A fire in the shop in 1918 led to the expansion of the business. He bought [the] lot on which the old shop stood and two adjoining lots. Pybus got into the auto repair business with the purchase of a spring furnace to repair broken auto springs. By 1921 the pioneer blacksmith shop had expanded and in 1929 the enlarged building covered a quarter of a block. From 1911 to 1950 the Pybus Steel Company witnessed the transition from horse and buggy days to to the era of tremendous construction and growth in North Central Washington.

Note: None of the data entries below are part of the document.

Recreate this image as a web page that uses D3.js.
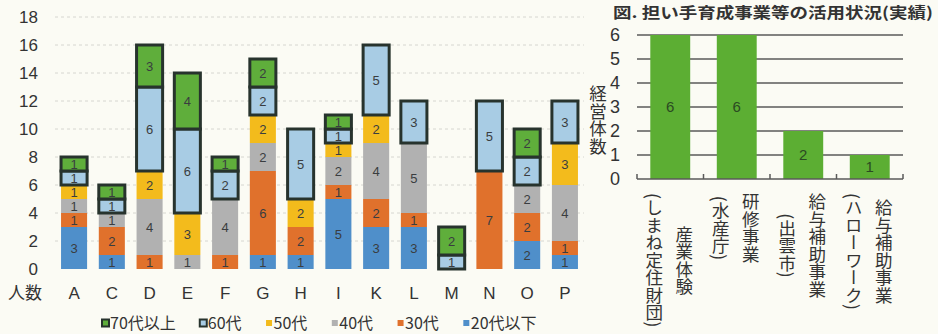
<!DOCTYPE html>
<html><head><meta charset="utf-8">
<script src="https://cdn.jsdelivr.net/npm/d3@7"></script>
<style>
html,body{margin:0;padding:0;background:#fbfbf4;}
svg{display:block;}
text{font-family:"Liberation Sans","Noto Sans CJK JP",sans-serif;}
.cjk{font-family:"Noto Sans CJK JP",sans-serif;}
</style></head><body>
<svg id="c" width="938" height="334"></svg>
<script>
// ---- left chart data ----
const categories = ["A","C","D","E","F","G","H","I","K","L","M","N","O","P"];
const age20 = [3,1,0,0,0,1,1,5,3,3,0,0,2,1];
const age30 = [1,2,1,0,1,6,2,1,2,1,0,7,2,1];
const age40 = [1,1,4,1,4,2,0,2,4,5,0,0,2,4];
const age50 = [1,0,2,3,0,2,2,1,2,0,0,0,0,3];
const age60 = [1,1,6,6,2,2,5,1,5,3,1,5,2,3];
const age70 = [1,1,3,4,1,2,0,1,0,0,2,0,2,0];
const seriesNames = ["20代以下","30代","40代","50代","60代","70代以上"];
const legendOrder = ["70代以上","60代","50代","40代","30代","20代以下"];
const leftTicks = [0,2,4,6,8,10,12,14,16,18];
const leftAxisLabel = "人数";

// ---- right chart data ----
const programs = ["産業体験\n(しまね定住財団)","研修事業\n(水産庁)","給与補助事業\n(出雲市)","給与補助事業\n(ハローワーク)"];
const programCounts = [6,6,2,1];
const rightTicks = [0,1,2,3,4,5,6];
const rightTitle = "図. 担い手育成事業等の活用状況(実績)";
const rightAxisLabel = "経営体数";

const colors = {"20代以下":"#4f8fca","30代":"#e0712c","40代":"#b1b1b1","50代":"#f3bb1c","60代":"#a8cce4","70代以上":"#5fae3b"};
const outlined = new Set(["60代","70代以上"]);
const borderColor = "#27332d";

const svg = d3.select("#c");

// ===== LEFT CHART =====
const seriesVals = [age20,age30,age40,age50,age60,age70];
const rows = categories.map((c,i)=>{const r={cat:c}; seriesNames.forEach((s,k)=>r[s]=seriesVals[k][i]); return r;});
const stack = d3.stack().keys(seriesNames)(rows);

const x = d3.scaleBand().domain(categories).range([55,584]).paddingInner(0.31).paddingOuter(0.16);
const y = d3.scaleLinear().domain([0,18]).range([269,17]);

// gridlines
svg.append("g").selectAll("line").data(leftTicks.filter(d=>d>0)).join("line")
  .attr("x1",55).attr("x2",584).attr("y1",d=>y(d)).attr("y2",d=>y(d))
  .attr("stroke","#d6d6d0").attr("stroke-width",1).attr("stroke-dasharray","3,3");

// y tick labels
svg.append("g").selectAll("text").data(leftTicks).join("text")
  .attr("x",38).attr("y",d=>y(d)).attr("dy","0.36em").attr("text-anchor","end")
  .attr("font-size",17).attr("fill","#333").text(d=>d);

// bars
const layers = svg.append("g").selectAll("g").data(stack).join("g");
layers.each(function(layer){
  const name = layer.key;
  const g = d3.select(this);
  const segs = layer.filter(d=>d[1]-d[0]>0);
  g.selectAll("rect").data(segs).join("rect")
    .attr("x",d=>x(d.data.cat)).attr("width",x.bandwidth())
    .attr("y",d=>y(d[1])).attr("height",d=>y(d[0])-y(d[1]))
    .attr("fill",colors[name])
    .attr("stroke",outlined.has(name)?borderColor:"none")
    .attr("stroke-width",outlined.has(name)?3:0);
});
// segment labels
layers.each(function(layer){
  const segs = layer.filter(d=>d[1]-d[0]>0);
  d3.select(this).selectAll("text").data(segs).join("text")
    .attr("x",d=>x(d.data.cat)+x.bandwidth()/2)
    .attr("y",d=>(y(d[0])+y(d[1]))/2).attr("dy","0.36em")
    .attr("text-anchor","middle").attr("font-size",13).attr("fill","#3a3d40")
    .text(d=>d[1]-d[0]);
});

// x labels
svg.append("g").selectAll("text").data(categories).join("text")
  .attr("x",d=>x(d)+x.bandwidth()/2).attr("y",299).attr("text-anchor","middle")
  .attr("font-size",17).attr("fill","#333").text(d=>d);
svg.append("text").attr("class","cjk").attr("x",25).attr("y",299).attr("text-anchor","middle")
  .attr("font-size",17).attr("fill","#333").text(leftAxisLabel);

// legend
const leg = svg.append("g");
let lx = 102;
legendOrder.forEach(name=>{
  const big = outlined.has(name);
  const s = big?7:6;
  leg.append("rect").attr("x",lx+(big?0:0.5)).attr("y",323-s/2).attr("width",s).attr("height",s)
    .attr("fill",colors[name]).attr("stroke",big?borderColor:"none").attr("stroke-width",big?2:0);
  const t = leg.append("text").attr("class","cjk").attr("x",lx+8).attr("y",323).attr("dy","0.36em")
    .attr("font-size",16).attr("fill","#333").text(name);
  lx += 8 + t.node().getComputedTextLength() + 24;
});

// ===== RIGHT CHART =====
const x2 = d3.scaleBand().domain(programs).range([637,903]).paddingInner(0.4).paddingOuter(0.2);
const y2 = d3.scaleLinear().domain([0,6]).range([179,35]);

svg.append("g").selectAll("line").data(rightTicks.filter(d=>d>0)).join("line")
  .attr("x1",637).attr("x2",903).attr("y1",d=>y2(d)).attr("y2",d=>y2(d))
  .attr("stroke","#5a5a5a").attr("stroke-width",1.5);

svg.append("g").selectAll("rect").data(programs).join("rect")
  .attr("x",d=>x2(d)).attr("width",x2.bandwidth())
  .attr("y",(d,i)=>y2(programCounts[i])).attr("height",(d,i)=>y2(0)-y2(programCounts[i]))
  .attr("fill","#5cae33");

svg.append("g").selectAll("text").data(programs).join("text")
  .attr("x",d=>x2(d)+x2.bandwidth()/2).attr("y",(d,i)=>y2(programCounts[i]/2)).attr("dy","0.36em")
  .attr("text-anchor","middle").attr("font-size",15).attr("fill","#2b4a22")
  .text((d,i)=>programCounts[i]);

// axis line + ticks
svg.append("line").attr("x1",637).attr("x2",903).attr("y1",179).attr("y2",179)
  .attr("stroke","#5a5a5a").attr("stroke-width",1.5);
const bounds = [637].concat(programs.map(p=>x2(p)+x2.bandwidth()+x2.step()*0.2));
svg.append("g").selectAll("line").data(bounds).join("line")
  .attr("x1",d=>d).attr("x2",d=>d).attr("y1",179).attr("y2",174)
  .attr("stroke","#5a5a5a").attr("stroke-width",1.5);

// y labels
svg.append("g").selectAll("text").data(rightTicks).join("text")
  .attr("x",615).attr("y",d=>y2(d)).attr("dy","0.36em").attr("text-anchor","middle")
  .attr("font-size",18).attr("fill","#333").text(d=>d);

// y axis title (vertical)
svg.append("text").attr("class","cjk").attr("x",598).attr("y",120)
  .attr("text-anchor","middle").style("writing-mode","vertical-rl")
  .attr("font-size",17.5).attr("fill","#333").text(rightAxisLabel);

// x labels (vertical, two columns each)
const labG = svg.append("g");
programs.forEach(p=>{
  const lines = p.split("\n");
  const cx = x2(p)+x2.bandwidth()/2 - 1;
  const ts = lines.map((ln,i)=>labG.append("text").attr("class","cjk")
    .attr("x",cx + (lines.length-1)/2*30 - i*30)
    .attr("text-anchor","middle").style("writing-mode","vertical-rl")
    .attr("font-size",17.5).attr("fill","#333").text(ln));
  const maxLen = d3.max(ts,t=>t.node().getComputedTextLength());
  ts.forEach(t=>t.attr("y",193+maxLen/2));
});

// title
svg.append("text").attr("class","cjk").attr("x",613).attr("y",18)
  .attr("font-size",15).attr("font-weight","bold").attr("fill","#333")
  .attr("textLength",320).attr("lengthAdjust","spacingAndGlyphs").text(rightTitle);
</script>
</body></html>
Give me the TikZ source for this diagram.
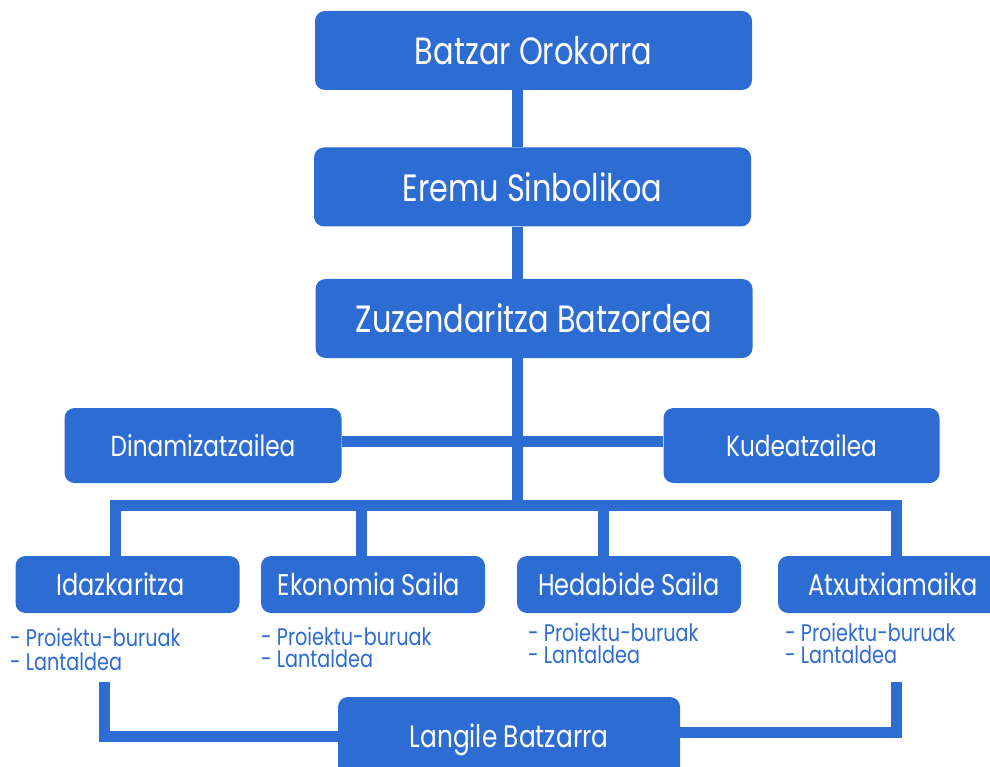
\documentclass[tikz,border=0pt]{standalone}
\usepackage{fontspec}
\setmainfont{Poppins}[FakeStretch=0.8]
\definecolor{orgblue}{RGB}{45,108,211}
\pgfdeclarelayer{bg}
\pgfsetlayers{bg,main}
\begin{document}
\begin{tikzpicture}[x=1pt,y=-1pt,
  box/.style={fill=orgblue,rounded corners=10pt,text=white,inner sep=0pt},
  bigbox/.style={box,minimum width=437pt,minimum height=79pt,font=\fontsize{38}{42}\selectfont},
  midbox/.style={box,minimum width=277pt,minimum height=75pt,font=\fontsize{29}{32}\selectfont},
  dept/.style={box,minimum width=224pt,minimum height=57pt,font=\fontsize{30}{32}\selectfont},
  sub/.style={anchor=base west,inner sep=0pt,text=orgblue,font=\fontsize{24}{26}\selectfont},
  conn/.style={draw=orgblue,line width=11pt,line join=miter}]
\useasboundingbox (0,0) rectangle (990,767);
\clip (0,0) rectangle (990,767);
\node[bigbox] (b1) at (533.5,50.5) {Batzar Orokorra};
\node[bigbox] (b2) at (532.5,187) {Eremu Sinbolikoa};
\node[bigbox] (b3) at (534,318.5) {Zuzendaritza Batzordea};
\node[midbox] (dina) at (203,445.5) {Dinamizatzailea};
\node[midbox,minimum width=276pt] (kude) at (801.5,445.5) {Kudeatzailea};
\node[dept] (idaz) at (127.5,584.5) {\hspace*{-14pt}Idazkaritza};
\node[dept] (ekon) at (373,584.5) {\hspace*{-8pt}Ekonomia Saila};
\node[dept] (heda) at (629,584.5) {Hedabide Saila};
\node[dept] (atxu) at (890,584.5) {\hspace*{6pt}Atxutxiamaika};
\node[box,minimum width=342pt,minimum height=86pt,font=\fontsize{31}{34}\selectfont] (lang) at (509,740) {Langile Batzarra};
\coordinate (vx) at (517.5,0);
\coordinate (bus) at (0,505.5);
\coordinate (lt) at (104.5,682);
\coordinate (rt) at (896,682);
\begin{pgfonlayer}{bg}
\path[conn] (vx |- b1.south) -- (vx |- b2.north);
\path[conn] (vx |- b2.south) -- (vx |- b3.north);
\path[conn] (vx |- b3.south) -- (vx |- bus);
\path[conn] (dina.east |- 0,441) -- (kude.west |- 0,441);
\path[conn] (115.5,0 |- idaz.north) -- (115.5,0 |- bus) -- (896,0 |- bus) -- (896,0 |- atxu.north);
\path[conn] (361,0 |- bus) -- (361,0 |- ekon.north);
\path[conn] (603.5,0 |- bus) -- (603.5,0 |- heda.north);
\path[conn] (lt) -- (lt |- 0,736.5) -- (lang.west |- 0,736.5);
\path[conn] (rt) -- (rt |- 0,732.5) -- (lang.east |- 0,732.5);
\end{pgfonlayer}
\node[sub] (i1) at (10,646) {- Proiektu-buruak};
\node[sub] (i2) at (10,670) {- Lantaldea};
\node[sub] (e1) at (261,645) {- Proiektu-buruak};
\node[sub] (e2) at (261,667) {- Lantaldea};
\node[sub] (h1) at (528,641) {- Proiektu-buruak};
\node[sub] (h2) at (528,663) {- Lantaldea};
\node[sub] (a1) at (785,641) {- Proiektu-buruak};
\node[sub] (a2) at (785,663) {- Lantaldea};
\end{tikzpicture}
\end{document}
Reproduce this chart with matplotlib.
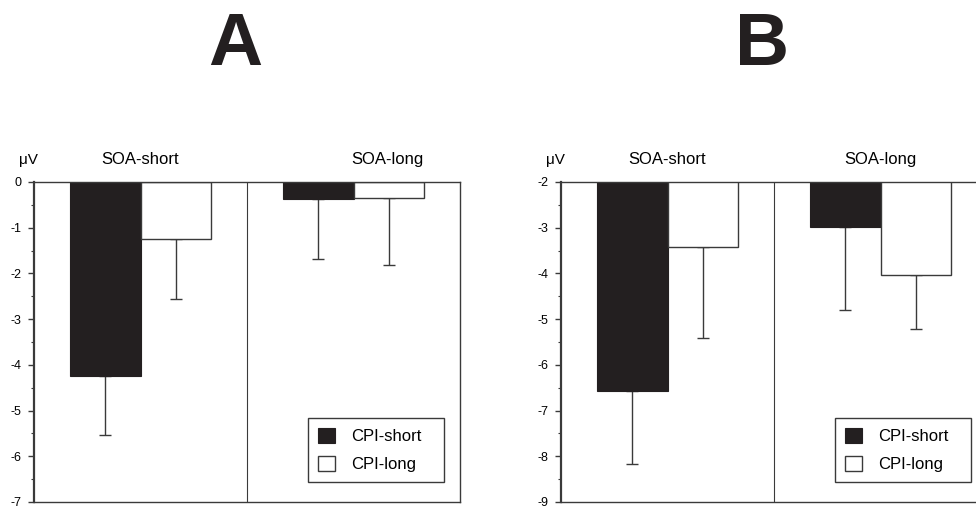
import matplotlib
matplotlib.use("Agg")
import matplotlib.pyplot as plt
import numpy as np

plt.rcParams['font.family'] = ['Liberation Sans', 'DejaVu Sans']

# ---- data ----
groups = ["SOA-short", "SOA-long"]
series = ["CPI-short", "CPI-long"]
panel_titles = ["A", "B"]

# Panel A
a_cpi_short = [-4.24, -0.37]
a_cpi_short_err = [1.30, 1.32]
a_cpi_long = [-1.24, -0.34]
a_cpi_long_err = [1.31, 1.48]
a_ylim = (-7, 0)
a_ticks = [0, -1, -2, -3, -4, -5, -6, -7]

# Panel B
b_cpi_short = [-6.57, -2.99]
b_cpi_short_err = [1.60, 1.80]
b_cpi_long = [-3.42, -4.04]
b_cpi_long_err = [1.99, 1.18]
b_ylim = (-9, -2)
b_ticks = [-2, -3, -4, -5, -6, -7, -8, -9]

BLACK = "#231f20"
LINE = "#3a3a3a"

fig = plt.figure(figsize=(9.76, 5.09), dpi=100)

W = 426 / 976
H = 320 / 509
bottom = 7 / 509
axA = fig.add_axes([34 / 976, bottom, W, H])
axB = fig.add_axes([561 / 976, bottom, W, H])

def draw(ax, s_vals, s_err, l_vals, l_err, ylim, ticks, soa_long_x):
    centers = np.array([0.5, 1.5])
    w = 0.333
    ax.bar(centers - w / 2, s_vals, width=w, color=BLACK, edgecolor=BLACK,
           linewidth=0.8, label=series[0], zorder=2)
    ax.bar(centers + w / 2, l_vals, width=w, color="white", edgecolor=LINE,
           linewidth=1.0, label=series[1], zorder=2)
    ax.errorbar(centers - w / 2, s_vals, yerr=[s_err, [0, 0]], fmt="none",
                ecolor=LINE, elinewidth=1.0, capsize=4, capthick=1.0, zorder=1)
    ax.errorbar(centers + w / 2, l_vals, yerr=[l_err, [0, 0]], fmt="none",
                ecolor=LINE, elinewidth=1.0, capsize=4, capthick=1.0, zorder=1)
    ax.axvline(1.0, color=LINE, lw=0.8, zorder=0)
    ax.set_xlim(0, 2)
    ax.set_ylim(*ylim)
    ax.set_yticks(ticks)
    ax.set_yticklabels([str(t).replace("\u2212", "-") for t in ticks])
    ax.set_yticks(np.arange(ylim[0] + 0.5, ylim[1], 1.0), minor=True)
    ax.set_xticks([])
    ax.tick_params(axis="y", which="major", length=4, width=1.0, color=LINE,
                   labelsize=9, pad=5)
    ax.tick_params(axis="y", which="minor", length=2.5, width=0.8, color=LINE)
    for sp in ax.spines.values():
        sp.set_color(LINE)
        sp.set_linewidth(1.0)
    ax.spines["left"].set_linewidth(1.6)
    ax.annotate("\u03bcV", xy=(0, 1), xycoords="axes fraction",
                xytext=(-4, 16), textcoords="offset points",
                ha="center", va="center", fontsize=11)
    ax.annotate(groups[0], xy=(0.5 / 2, 1), xycoords="axes fraction",
                xytext=(0, 16), textcoords="offset points",
                ha="center", va="center", fontsize=12)
    ax.annotate(groups[1], xy=(soa_long_x / 2, 1), xycoords="axes fraction",
                xytext=(0, 16), textcoords="offset points",
                ha="center", va="center", fontsize=12)
    leg = ax.legend(loc="lower left", bbox_to_anchor=(0.643, 0.0625, 0.32, 0.235),
                    mode="expand", borderaxespad=0, fancybox=False, framealpha=1,
                    edgecolor=LINE, fontsize=12, handlelength=1.05, handleheight=1.05,
                    handletextpad=0.95, labelspacing=0.7, borderpad=0.6)
    leg.get_frame().set_linewidth(1.0)

draw(axA, a_cpi_short, a_cpi_short_err, a_cpi_long, a_cpi_long_err, a_ylim, a_ticks, 1.657)
draw(axB, b_cpi_short, b_cpi_short_err, b_cpi_long, b_cpi_long_err, b_ylim, b_ticks, 1.5)

fig.text(235 / 976, (509 - 65) / 509, panel_titles[0], ha="center", va="baseline",
         fontsize=54, fontweight="bold", color=BLACK)
fig.text(762 / 976, (509 - 65) / 509, panel_titles[1], ha="center", va="baseline",
         fontsize=54, fontweight="bold", color=BLACK)

fig.savefig("out.png", dpi=100)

Pybus Steel,under the guiding hand of Wenatchee pioneer and industry builder Elias T. Pybus, continued to grow both in business operations as well as in its buildings throughout the middle of the last century. It had already expanded from the original blacksmith shop and added added additional brick buildings march up Orondo Street from Columbia. During the early 1930s, Tom Pybus had built a 60 by 60 foot foundry on Worthern Street below the shop buildings. Along with boasting the best equipped machine shop in Eastern Washington, Pybus was known for being able to fabricate heavy parts and equipment.

Created were such items as log jammers for mills, steel spray tanks for orchardists, steel parts for building the dams at rock Island, Grand Coulee, Chief Joseph and Rocky Reach, manhole covers for the city of Wenatchee, huge refrigerated vans for long hauling of perishable food, 15,000 gallon steel tanks, even a custom-built fire truck for the town of Garfield.

The list goes on and on.

World War II brought work from the Navy and Air Force when the first telescopic torpedo-handling crane was built in the Pybus shop. In 1950, a 100-foot addition was built on one end of the foundry building. After the war, the company concentrated primarily on the production and fabrication of steel but Pybus didn’t have room to store large amounts of steel. An advertisement for 100,000 pounds of steel took Pybus and son Don on a trip to Pasco to examine the carloads of steel dumped on a vacant lot. One look and they knew they had the makings for most of a giant framework for a steel building. They brought the pile home, spread it out and from it constructed an 80 by 120 foot frame for a storage building to house retail steel.

Another “deal” came to them for the exterior covering of the building when a carload of corrugated roofing was delayed from being shipped to Japan by a strike in Seattle. This building is unique in that it is a full block long with a railroad track, straddled by a lifting crane, running the entire length. It stands today at the food of Orondo Avenue and is now owned by Morris Steel. Pybus’ son Don took over the company in the 1950s and became the president in 1960. In 1964, the company was sold off in parts. Clem Jordan, who had been with the company for 27 years, took over the presidency of the E.T. Pybus Co., and the Pybus Steel Co. Doug Miller bought the automotive parts store and Bob Holland bought the machine ship and moved into the building on Orondo Avenue about 1969 and continues to operate from this site today. Tom Pybus was also busy in the community with church involvement as well as being the president of the Wenatchee WMCA when the Boy Scouts of the region were organized and initially sponsored by the Y.

Pybus was named “Pioneer Honor Citizen of Wenatchee” in 1956. The Pybus family included children Jessie, Helen and Don.

Today, the former Pybus buildings on Orondo Avenue appear much the same as when first built by Pybus. The evolution of this corner building on Orondo Avenue and Columbia Street is a reflection of the early days of Wenatchee history when men came with little but a trade and stayed to build a future. Every time tom Pybus had a little extra money, he would buy another load of brick.Consequently, not all of the brick came from the same batch, so the variation in color and hardness is apparent. The original part of Pybus’ shop now houses Silk Screen Printers and this portion has been altered with new windows and interior remodeling.